More importantly, it will force employees to make decisions without being able to vet both sides of the argument.

In essence, the NLRB is saying the union is here to help — trust them.

The board also is considering whether to broaden the 30-year-old definition of “joint employer,” which could fundamentally alter the way businesses utilize temporary employees through staffing agencies and expand through franchise agreements.

Traditionally, businesses have been considered joint employers when they actively share control over the terms and conditions of an employee's employment.

If that's the case, those businesses are on the hook for any unfair labor practices involving their shared employees.

Now, however, NLRB General Counsel Richard F. Griffin is urging the board to broaden the definition to cover businesses that indirectly or potentially control the terms and conditions of a staffing agency's or a franchisee's employees.

While it might appear slight, this change would mean that businesses could be held liable even though they had no involvement in the staffing agency's or franchise owner's employment decisions.

Griffin previewed his version of the joint employer definition last month in a case involving McDonald's USA LLC.

He claimed McDonald's USA and its franchisees were jointly liable for the firing or discipline of franchisee employees who participated in protests calling for higher wages, even though McDonalds USA said it has no control over how its 3,000 independent franchisees hire, fire, schedule or pay their employees.

The consequences of this new definition will be dramatic for the franchise industry and for businesses utilizing temporary employees. It also will have significant consequences for those who work in those industries.

The National Association of Manufacturers, National Restaurant Association and National Waste & Recycling Association have all warned that any joint employer definition that includes the indirect or potential control of a worker would compromise their members' ability to operate and “provide employment opportunities in a stable, predictable environment.”

In other words, those businesses may be forced to find a model that doesn't subject them to liability.

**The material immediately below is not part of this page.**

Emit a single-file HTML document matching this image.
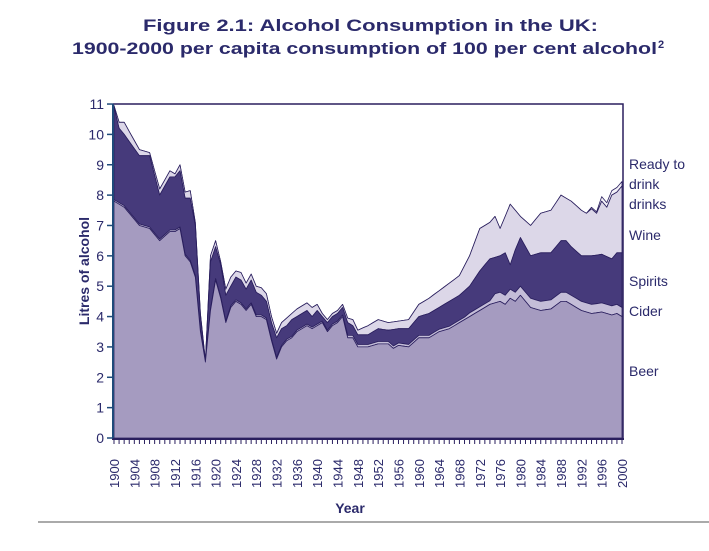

That's not good news for the millions of people currently working for staffing agencies and franchisees.

Employers will need to assess how to deal with these new rules. With the new election rules, employers will need an ongoing union-free program and a rapid-response team that can be launched as soon as union organizational activity occurs.

Employers also will need to analyze how and when they engage leased employees to make sure they aren't unwittingly exposing the business to liability.

It is not an impossible task.

But at the very least, it will mean that employers will have to shift time and resources toward risk management and away from growing their business, which is not good for anyone, particularly the employees.

DISCLAIMER: Because of the generality of this update, the information provided herein may not be applicable in all situations and should not be acted upon without specific legal advice based on particular situations.